Jesse's Café Américain 29 Dicembre 2010
This lawsuit specifically cites JPM and HSBC as custodians of the largest silver ETFs, SLV and SIVR, and how they used that market positioning to manipulate their knowledge and market positioning as custodians of these funds to manipulate the silver price to their benefit.Plaintiffs vs. JPM and HSBC
8. In this case, the vast majority of trading on CME/COMEX and NYSEArca was electronic. While electronic trading was intended to allow for greater efficiency and “freer” markets, it has actually provided greater opportunities to restrain trade in the markets and manipulate prices. Rather than being visible in an “open outcry” pit and subject to the scrutiny of fellow market participants, the vast majority of trading is electronic, involving traders who sit at computer-trading terminals and place orders anonymously. Thus, unlike where pit or open-outcry trading is the dominant form of placing offers and bids, nothing prevents potential manipulators in this market from signaling or outright communicating with each other to drive the market in any direction they deem fit, or from posting sham orders that are intended to drive prices in an artificial way. In other words, because of electronic trading, market participants are generally unable to police one another. Thus, defendants JP Morgan and HSBC, had an opportunity to communicate and signal to each other their market moves (i.e., conspire and
manipulate) without detection by other market participants.
11. Before the Class Period began, JPMorgan had become the custodian and an authorized participant of the largest known concentration of silver bars, the iShares Silver ETF, which holds in excess of 340 million troy ounces of silver, a sum that equals an estimated 1/3 of the total present global supply of silver bullion. As a result, it had actual knowledge of the precise whereabouts of much of the world’s known silver bar supply.
12. In approximately March 2008, JP Morgan acquired Bear Stearns, which held a very large short position in silver. With more of the total short position in silver concentrated in the hands of JP Morgan, it had a further motive to suppress prices.
13. Upon information and belief, JP Morgan works together with HSBC, the other dominant player in the silver and precious metals markets. In July 2009, HSBC became the custodian of the SIVR ETF, which meant that it had physical access to and knowledge of the silver held by that trust. Notably, it named JP Morgan as one of the sub-custodians of the SIVR ETF.
14. As a result of their participation in the silver ETFs, JP Morgan and HSBC had a direct opportunity to confer and discuss with each other the prices of silver held by each of them.
15. In addition, Defendants had a strong incentive to suppress downward the price silver as measured by the NYSE-Arca and CME/COMEX instruments. For example, Defendants could pledge their silver to the ETFs in exchange for ETF shares, sell their shares to other market participants, drive down the prices of silver through trades on NYSE-Arca and CME/COMEX, buy back their ETF shares from investors at lower prices, and return their (now lower priced) silver ETF shares in exchange for the silver bars initially pledged against those shares, the real value of which remained the same, and only notionally appears lower because of Defendants’ suppression.

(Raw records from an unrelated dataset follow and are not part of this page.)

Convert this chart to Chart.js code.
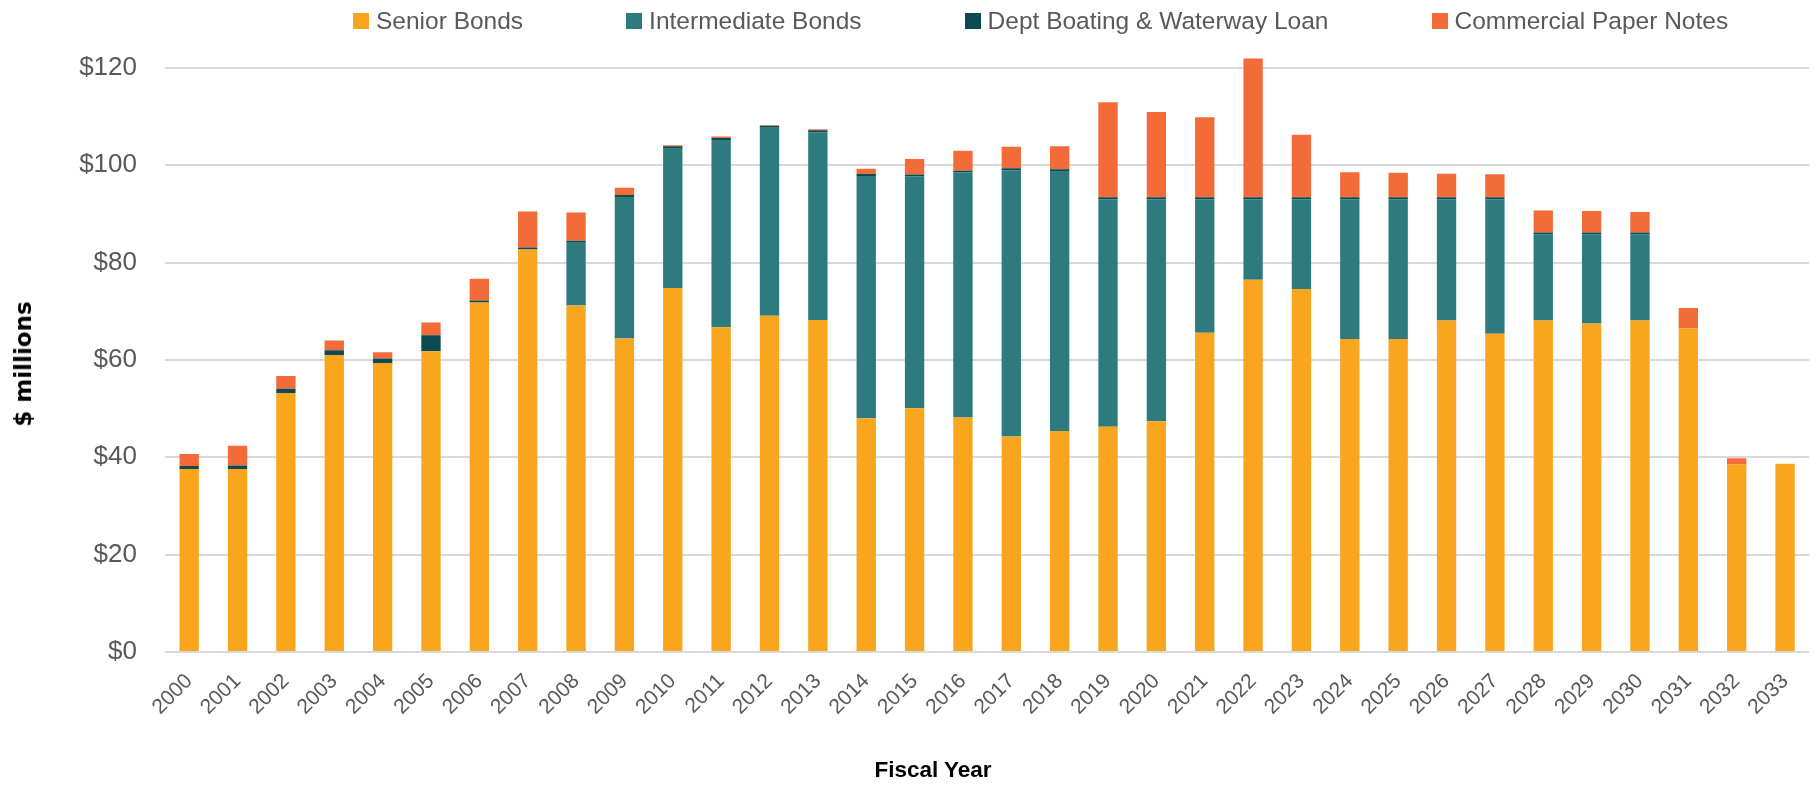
<!DOCTYPE html>
<html>
<head>
<meta charset="utf-8">
<script src="https://cdn.jsdelivr.net/npm/chart.js@4.4.1/dist/chart.umd.min.js"></script>
<style>
  html, body { margin: 0; padding: 0; background: #ffffff; }
  #wrap { position: relative; width: 1820px; height: 785px; overflow: hidden; }
  #c { position: absolute; left: 0; top: 0; }
  #legend { position: absolute; left: 353px; top: 6px; display: flex; gap: 103px; font-family: "Liberation Sans", Arial, sans-serif; font-size: 24.5px; color: #595959; white-space: nowrap; }
  .li { display: flex; align-items: center; height: 30px; }
  .sw { width: 16px; height: 16px; margin-right: 7px; flex: none; }
  #ytitle { position: absolute; left: 23px; top: 364px; transform: translate(-50%, -50%) rotate(-90deg); font-family: "DejaVu Sans", sans-serif; font-weight: bold; font-size: 23px; color: #000; white-space: nowrap; }
  #xtitle { position: absolute; left: 933px; top: 770px; transform: translate(-50%, -50%); font-family: "Liberation Sans", Arial, sans-serif; font-weight: bold; font-size: 22.5px; color: #000; white-space: nowrap; }
</style>
</head>
<body>
<div id="wrap">
  <canvas id="c" width="1820" height="785"></canvas>
  <div id="legend"></div>
  <div id="ytitle">$ millions</div>
  <div id="xtitle">Fiscal Year</div>
</div>
<script>
const years = ["2000","2001","2002","2003","2004","2005","2006","2007","2008","2009","2010","2011","2012","2013","2014","2015","2016","2017","2018","2019","2020","2021","2022","2023","2024","2025","2026","2027","2028","2029","2030","2031","2032","2033"];

const seriesNames = ["Senior Bonds", "Intermediate Bonds", "Dept Boating & Waterway Loan", "Commercial Paper Notes"];

const seniorBonds = [37.6,37.6,53.2,61.0,59.4,61.8,71.8,82.7,71.2,64.4,74.8,66.7,69.1,68.2,48.0,50.1,48.2,44.3,45.4,46.3,47.4,65.6,76.5,74.6,64.3,64.3,68.1,65.4,68.1,67.5,68.1,66.5,38.5,38.7];

const intermediateBonds = [0,0,0,0,0,0,0,0,12.9,29.1,28.6,38.5,38.6,38.6,49.8,47.6,50.3,54.7,53.4,46.7,45.6,27.4,16.5,18.4,28.7,28.7,24.9,27.6,17.7,18.3,17.7,0,0,0];

const deptBoatingLoan = [0.6,0.7,0.9,1.0,0.9,3.3,0.4,0.4,0.4,0.4,0.5,0.4,0.4,0.4,0.4,0.4,0.4,0.4,0.4,0.45,0.45,0.45,0.45,0.45,0.45,0.45,0.45,0.45,0.4,0.4,0.4,0,0,0];

const commercialPaper = [2.5,4.1,2.6,2.0,1.3,2.6,4.5,7.4,5.8,1.5,0.2,0.3,0.1,0.2,1.1,3.2,4.1,4.4,4.7,19.5,17.5,16.4,28.5,12.8,5.1,5.0,4.8,4.7,4.5,4.4,4.2,4.2,1.3,0];

const yTicks = [0, 20, 40, 60, 80, 100, 120];

const colors = ["#F9A51E", "#2E7B7F", "#0A4A52", "#F26B38"];
const values = [seniorBonds, intermediateBonds, deptBoatingLoan, commercialPaper];

// HTML legend built from series names
const legend = document.getElementById('legend');
seriesNames.forEach((name, i) => {
  const li = document.createElement('div'); li.className = 'li';
  const sw = document.createElement('div'); sw.className = 'sw'; sw.style.background = colors[i];
  const tx = document.createElement('span'); tx.textContent = name;
  li.appendChild(sw); li.appendChild(tx); legend.appendChild(li);
});

const datasets = seriesNames.map((name, i) => ({
  label: name,
  data: values[i],
  backgroundColor: colors[i],
  borderWidth: 0,
  categoryPercentage: 1.0,
  barPercentage: 0.4,
  stack: 'debt'
}));

new Chart(document.getElementById('c'), {
  type: 'bar',
  data: { labels: years, datasets },
  options: {
    responsive: false,
    animation: false,
    layout: { padding: { top: 40, right: 9, left: 0, bottom: 0 } },
    plugins: { legend: { display: false }, tooltip: { enabled: false }, title: { display: false } },
    scales: {
      x: {
        stacked: true,
        grid: { display: false, drawTicks: false },
        border: { display: false },
        ticks: {
          autoSkip: false, minRotation: 45, maxRotation: 45, padding: 17,
          color: '#595959',
          font: { family: '"Liberation Sans", Arial, sans-serif', size: 21 }
        },
        afterFit: (s) => { s.height = 133; }
      },
      y: {
        stacked: true,
        min: 0, max: 125,
        grid: { color: '#D9D9D9', lineWidth: 2, drawTicks: false },
        border: { display: false },
        afterBuildTicks: (s) => { s.ticks = yTicks.map(v => ({ value: v })); },
        ticks: {
          includeBounds: false,
          padding: 28,
          color: '#595959',
          font: { family: '"Liberation Sans", Arial, sans-serif', size: 26 },
          callback: (v) => '$' + v
        },
        afterFit: (s) => { s.width = 165; }
      }
    }
  }
});
</script>
</body>
</html>
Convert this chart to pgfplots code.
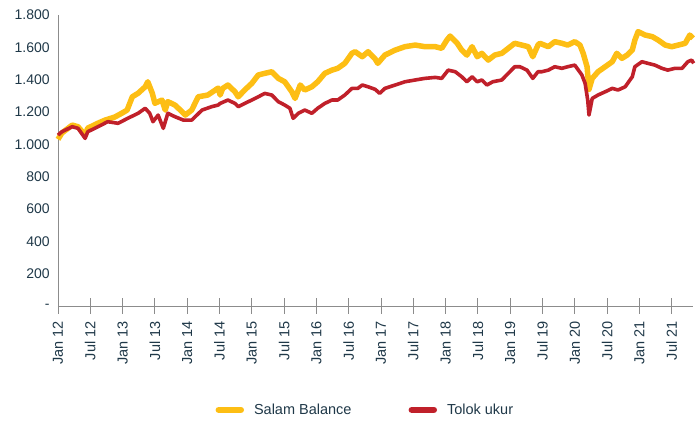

"It is to be regretted that the rich and powerful too often bend the acts of government to their selfish purposes. Distinctions in society will always exist under every just government. Equality of talents, of education, or of wealth can not be produced by human institutions. In the full enjoyment of the gifts of Heaven and the fruits of superior industry, economy, and virtue, every man is equally entitled to protection by law.
But when the laws undertake to add to these natural and just advantages artificial distinctions, to grant titles, gratuities, and exclusive privileges, to make the rich richer and the potent more powerful, the humble members of society — the farmers, mechanics, and laborers — who have neither the time nor the means of securing like favors to themselves, have a right to complain of the injustice of their government. There are no necessary evils in government. Its evils exist only in its abuses."